Da anni circola la battuta che l’auto fa il pieno di tasse non di carburante. E infatti il valore di un litro di carburante è costituito per il 58% dalla componente fiscale (accise e Iva). Ora con i rialzi del 10% alla pompa di benzina rilevati nella prima settimana del nuovo anno constatiamo con mano (o meglio, con il portafoglio) la metafora. In base ai numeri riportati dal portale del ministero dell’Ambiente e della Sicurezza energetica tra Capodanno e domenica scorsa, la benzina in modalità self ha registrato un incremento di 16,8 cent passando a 1,812 euro al litro, mentre il gasolio ha riportato un rialzo di 16 centesimi toccando 1,868 euro al litro. Questo è il “prezzo Italia” ovvero la media ponderata dei prezzi praticati dalle varie compagnie petrolifere distributrici sul territorio.

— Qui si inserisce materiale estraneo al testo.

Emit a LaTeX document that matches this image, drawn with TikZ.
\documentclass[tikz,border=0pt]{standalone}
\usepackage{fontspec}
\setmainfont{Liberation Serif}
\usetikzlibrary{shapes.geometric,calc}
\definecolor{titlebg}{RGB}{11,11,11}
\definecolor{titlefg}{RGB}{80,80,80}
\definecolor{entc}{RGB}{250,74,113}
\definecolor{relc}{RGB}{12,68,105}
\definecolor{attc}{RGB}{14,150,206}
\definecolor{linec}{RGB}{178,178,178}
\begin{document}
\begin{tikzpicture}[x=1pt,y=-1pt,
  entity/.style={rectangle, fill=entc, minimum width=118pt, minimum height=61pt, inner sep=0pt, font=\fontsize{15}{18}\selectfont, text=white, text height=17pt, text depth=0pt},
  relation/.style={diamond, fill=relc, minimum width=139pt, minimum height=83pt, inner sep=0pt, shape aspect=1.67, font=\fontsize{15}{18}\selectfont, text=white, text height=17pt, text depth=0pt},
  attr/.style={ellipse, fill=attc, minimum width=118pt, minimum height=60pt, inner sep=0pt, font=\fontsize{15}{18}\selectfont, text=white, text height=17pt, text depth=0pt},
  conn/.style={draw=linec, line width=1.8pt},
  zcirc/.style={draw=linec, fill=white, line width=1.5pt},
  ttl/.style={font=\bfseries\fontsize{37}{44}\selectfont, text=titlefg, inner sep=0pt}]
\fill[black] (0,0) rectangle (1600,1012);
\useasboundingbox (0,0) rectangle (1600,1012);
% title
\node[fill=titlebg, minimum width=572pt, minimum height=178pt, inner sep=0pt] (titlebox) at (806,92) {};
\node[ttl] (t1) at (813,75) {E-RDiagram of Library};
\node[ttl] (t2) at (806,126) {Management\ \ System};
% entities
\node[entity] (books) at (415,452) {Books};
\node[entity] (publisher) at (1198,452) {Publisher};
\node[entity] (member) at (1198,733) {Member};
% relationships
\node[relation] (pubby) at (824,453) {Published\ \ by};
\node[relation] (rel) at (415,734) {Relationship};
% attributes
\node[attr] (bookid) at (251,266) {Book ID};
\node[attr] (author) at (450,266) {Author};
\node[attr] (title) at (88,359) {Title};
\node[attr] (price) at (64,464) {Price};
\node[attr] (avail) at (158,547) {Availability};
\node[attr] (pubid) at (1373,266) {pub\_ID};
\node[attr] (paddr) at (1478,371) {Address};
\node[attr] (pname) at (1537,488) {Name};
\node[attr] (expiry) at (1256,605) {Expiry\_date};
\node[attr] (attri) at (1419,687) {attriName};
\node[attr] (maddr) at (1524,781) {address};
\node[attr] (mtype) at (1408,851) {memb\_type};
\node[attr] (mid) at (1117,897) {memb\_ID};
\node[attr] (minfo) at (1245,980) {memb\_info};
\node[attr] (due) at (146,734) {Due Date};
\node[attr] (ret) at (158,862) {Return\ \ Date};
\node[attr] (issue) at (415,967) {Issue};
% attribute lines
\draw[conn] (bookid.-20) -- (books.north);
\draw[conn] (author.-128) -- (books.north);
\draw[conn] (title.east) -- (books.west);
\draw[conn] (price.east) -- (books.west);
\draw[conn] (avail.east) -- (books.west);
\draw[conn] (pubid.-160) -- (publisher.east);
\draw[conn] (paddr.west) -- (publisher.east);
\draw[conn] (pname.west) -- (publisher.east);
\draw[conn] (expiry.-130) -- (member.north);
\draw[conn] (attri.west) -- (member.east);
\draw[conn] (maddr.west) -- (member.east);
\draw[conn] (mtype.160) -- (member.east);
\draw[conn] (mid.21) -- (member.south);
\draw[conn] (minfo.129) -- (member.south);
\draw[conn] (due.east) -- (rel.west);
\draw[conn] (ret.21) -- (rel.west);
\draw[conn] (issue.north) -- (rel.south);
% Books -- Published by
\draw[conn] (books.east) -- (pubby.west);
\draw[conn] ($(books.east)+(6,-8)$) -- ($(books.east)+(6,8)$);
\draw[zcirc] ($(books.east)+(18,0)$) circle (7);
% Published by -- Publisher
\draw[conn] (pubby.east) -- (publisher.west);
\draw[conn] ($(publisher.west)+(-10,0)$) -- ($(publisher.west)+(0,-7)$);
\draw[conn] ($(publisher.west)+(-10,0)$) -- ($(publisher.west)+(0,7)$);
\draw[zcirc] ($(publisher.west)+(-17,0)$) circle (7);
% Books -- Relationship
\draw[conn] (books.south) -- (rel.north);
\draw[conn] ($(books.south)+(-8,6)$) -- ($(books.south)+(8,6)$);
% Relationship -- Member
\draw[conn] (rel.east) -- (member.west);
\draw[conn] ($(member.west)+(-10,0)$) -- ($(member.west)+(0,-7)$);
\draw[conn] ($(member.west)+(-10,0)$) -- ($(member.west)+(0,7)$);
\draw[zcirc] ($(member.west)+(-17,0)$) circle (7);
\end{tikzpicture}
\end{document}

Questi aumenti riflettono il ripristino della tassazione piena dopo mesi in cui le accise sui carburanti sono state tagliate come misura per alleviare famiglie e imprese dai prezzi alle stelle della materia prima. Questa misura regressiva, in quanto ne beneficiano tutti senza proporzionalità alla capacità di reddito, distoglieva dalle casse dello Stato circa un miliardo di euro al mese. Dunque, un miliardo in meno da destinare “all’aumento del taglio del costo lavoro, dell’assegno unico per le famiglie con figli, del fondo sanità, all’allargamento della platea delle famiglie cui dare un sostegno per pagare le bollette, all’agevolazione di assunzioni”, come scrive la Premier Meloni sul suo profilo Facebook. La scelta temporale del Governo è stata suggerita dal calo del prezzo del barile di petrolio. Peccato che, come spiega l’analista Salvatore Carollo esperto di mercati delle materie prime, esiste un disallineamento tra il prezzo del greggio e quello dei suoi derivati dalla raffinazione. Questo perché la capacità di raffinazione, non solo in Italia ma nel mondo, fatica a coprire l’intera domanda del mercato.

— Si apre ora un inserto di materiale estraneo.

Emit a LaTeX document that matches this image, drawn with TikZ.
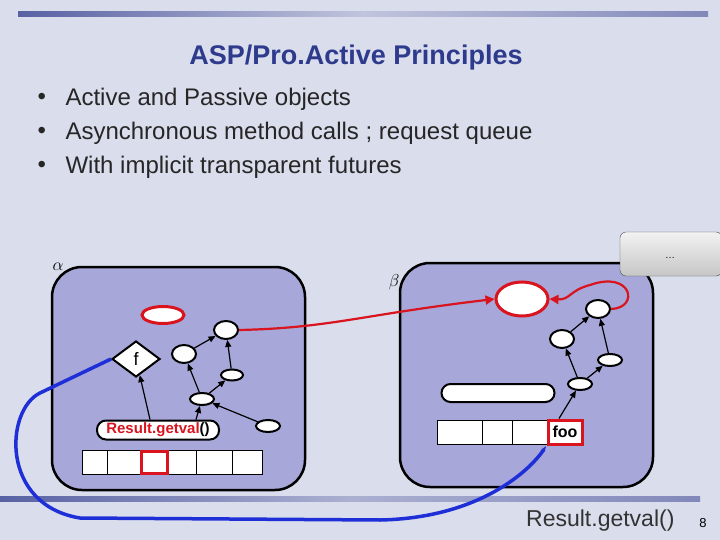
\documentclass[tikz,border=0pt]{standalone}
\usepackage{fontspec}
\setmainfont{Liberation Sans}
\usetikzlibrary{shapes.geometric,arrows.meta}
\definecolor{bg}{HTML}{D9DDEC}
\definecolor{ao}{HTML}{A7A7D9}
\definecolor{ttl}{HTML}{2E3A8C}
\definecolor{rd}{HTML}{D9141E}
\definecolor{bl}{HTML}{1F2FD8}
\tikzset{
 obj/.style={draw=black,line width=2.5pt,fill=ao,rounded corners=30pt},
 ob/.style={ellipse,draw=black,line width=2pt,fill=white,inner sep=0pt},
 arr/.style={-{Triangle[length=7pt,width=6pt]},line width=1.2pt},
 cell/.style={draw=black,fill=white,line width=0.6pt},
 btxt/.style={anchor=west,font=\fontsize{24}{26}\selectfont,text=black!85},
}
\begin{document}
\begin{tikzpicture}[x=1pt,y=-1pt]
\useasboundingbox (0,0) rectangle (720,540);
\fill[bg] (0,0) rectangle (720,540);
\shade[left color=ttl!80,right color=ttl!60,middle color=ttl!30] (18,12) rectangle (708,17);
\shade[left color=ttl!80,right color=ttl!60,middle color=ttl!40] (0,496) rectangle (700,501);
\node[font=\bfseries\fontsize{27}{29}\selectfont,text=ttl] (title) at (356,58) {ASP/Pro.Active Principles};
\foreach \y/\t [count=\i] in {99/Active and Passive objects,133/Asynchronous method calls ; request queue,167/With implicit transparent futures}{
 \node[btxt] (bul\i) at (34,\y) {•};
 \node[btxt] (b\i) at (62,\y) {\t};
}
% objects
\draw[obj] (52,267) rectangle (305,490);
\draw[obj] (400,263) rectangle (653,487);
\node[font=\fontsize{16}{16}\selectfont] (alpha) at (58,267) {$\alpha$};
\node[font=\fontsize{16}{16}\selectfont] (beta) at (394,282) {$\beta$};
\shade[top color=gray!10,bottom color=gray!45,draw=black!70,rounded corners=6pt] (620,232) rectangle (722,276);
\node (dots) at (670,258) {\dots};
% alpha
\node[ellipse,draw=rd,line width=3pt,fill=white,minimum width=42pt,minimum height=17pt] (fut) at (163,315) {};
\node[ob,minimum width=24pt,minimum height=18pt] (A) at (226,330) {};
\node[ob,minimum width=24pt,minimum height=18pt] (B) at (184,354) {};
\node[ob,minimum width=22pt,minimum height=11pt] (C) at (232,375) {};
\node[ob,minimum width=24pt,minimum height=12pt] (D) at (202,399) {};
\node[ob,minimum width=24pt,minimum height=12pt] (E) at (268,426) {};
\node[diamond,draw=black,line width=2pt,fill=white,minimum width=48pt,minimum height=36pt,inner sep=0pt,font=\fontsize{18}{18}\selectfont] (f) at (136,359) {f};
\node[draw=black,line width=2pt,fill=white,rounded corners=9pt,minimum width=122pt,minimum height=19pt,inner sep=0pt,font=\bfseries\fontsize{15}{15}\selectfont] (res) at (158,430) {\textcolor{rd}{Result.getval}()};
\foreach \a/\b in {82/107,107/140,140/168,168/196,196/232,232/262}
  \node[cell,minimum width=\b pt-\a pt,minimum height=24pt,inner sep=0pt] (qa\a) at ({(\a+\b)/2},462) {};
\draw[rd,line width=3pt] (141,451) rectangle (167,473);
\draw[arr] (B) -- (A);
\draw[arr] (C) -- (A);
\draw[arr] (D) -- (B);
\draw[arr] (D) -- (C);
\draw[arr] (E) -- (D);
\draw[arr] ([xshift=-8pt]res.north) -- (f);
\draw[arr] ([xshift=38pt]res.north) -- (D);
% beta
\node[ellipse,draw=rd,line width=3pt,fill=white,minimum width=52pt,minimum height=34pt] (bfut) at (522,299) {};
\node[ob,minimum width=24pt,minimum height=18pt] (P) at (598,309) {};
\node[ob,minimum width=24pt,minimum height=18pt] (Q) at (562,339) {};
\node[ob,minimum width=24pt,minimum height=12pt] (R) at (610,360) {};
\node[ob,minimum width=24pt,minimum height=12pt] (S) at (580,384) {};
\node[draw=black,line width=2pt,fill=white,rounded corners=9pt,minimum width=113pt,minimum height=18pt,inner sep=0pt] (bar) at (498,393) {};
\foreach \a/\b in {437/482,482/512,512/548}
  \node[cell,minimum width=\b pt-\a pt,minimum height=24pt,inner sep=0pt] (qb\a) at ({(\a+\b)/2},432) {};
\node[draw=rd,line width=3pt,fill=white,minimum width=34pt,minimum height=24pt,inner sep=0pt,font=\bfseries\fontsize{16}{16}\selectfont] (foo) at (565,432) {foo};
\draw[arr] (Q) -- (P);
\draw[arr] (R) -- (P);
\draw[arr] (S) -- (Q);
\draw[arr] (S) -- (R);
\draw[arr] ([xshift=-6pt]foo.north) -- (S);
% red curves
\draw[rd,line width=2.2pt,-{Triangle[length=9pt,width=9pt]}] (A.east) .. controls (330,328) and (360,315) .. (bfut.west);
\draw[rd,line width=2.2pt,-{Triangle[length=9pt,width=9pt]}] (P.east) .. controls (640,308) and (632,270) .. (590,285) .. controls (570,290) and (570,300) .. (bfut.east);
% blue curve
\draw[bl,line width=3.5pt,-{Latex[length=6pt]}] (f.west) -- (40,393) .. controls (5,410) and (0,505) .. (80,518) -- (380,520) .. controls (480,518) and (530,470) .. (foo.south west);
\node[anchor=east,font=\fontsize{23}{25}\selectfont,text=black!80] (rg) at (678,521) {Result.getval()};
\node[font=\fontsize{13}{13}\selectfont] (pg) at (703,523) {8};
\end{tikzpicture}
\end{document}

Come mai vi starete chiedendo. Negli ultimi 10-20 anni, in nome della salvezza del pianeta, le politiche nazionali un po’ ovunque, non hanno solo disincentivato gli investimenti in impianti di raffinazione, ma si sono adoperate per rendere aleatorio ogni investimento in quelle attività. Tanto che ora scontiamo questo deficit con prezzi gonfiati e/o con file di giorni per un pieno come accade in Africa o Asia.

La speculazione, però. Questo stato il leitmotiv di molti in questi giorni quando social e giornali a caccia di un capro espiatorio, riportavano foto con prezzi fuori controllo sul tabellone di distributori: fino a 2,5 euro. Tanto da far scendere in campo la Guardia di Finanza per delle ispezioni. Ma a parte qualche caso di speculazione limitato, non si è riscontrato nulla di anomalo. Mentre per prezzi mediamente più alti riscontrati sulle autostrade, la spiegazione avanzata è da ricercare nei maggiori costi di gestione del punto di rifornimento e delle royalties da corrispondere al concessionario della tratta. Questo avviene giustappunto quando il Governo concede un +3% di aumento annuale del pedaggio ad Autostrade per l’Italia.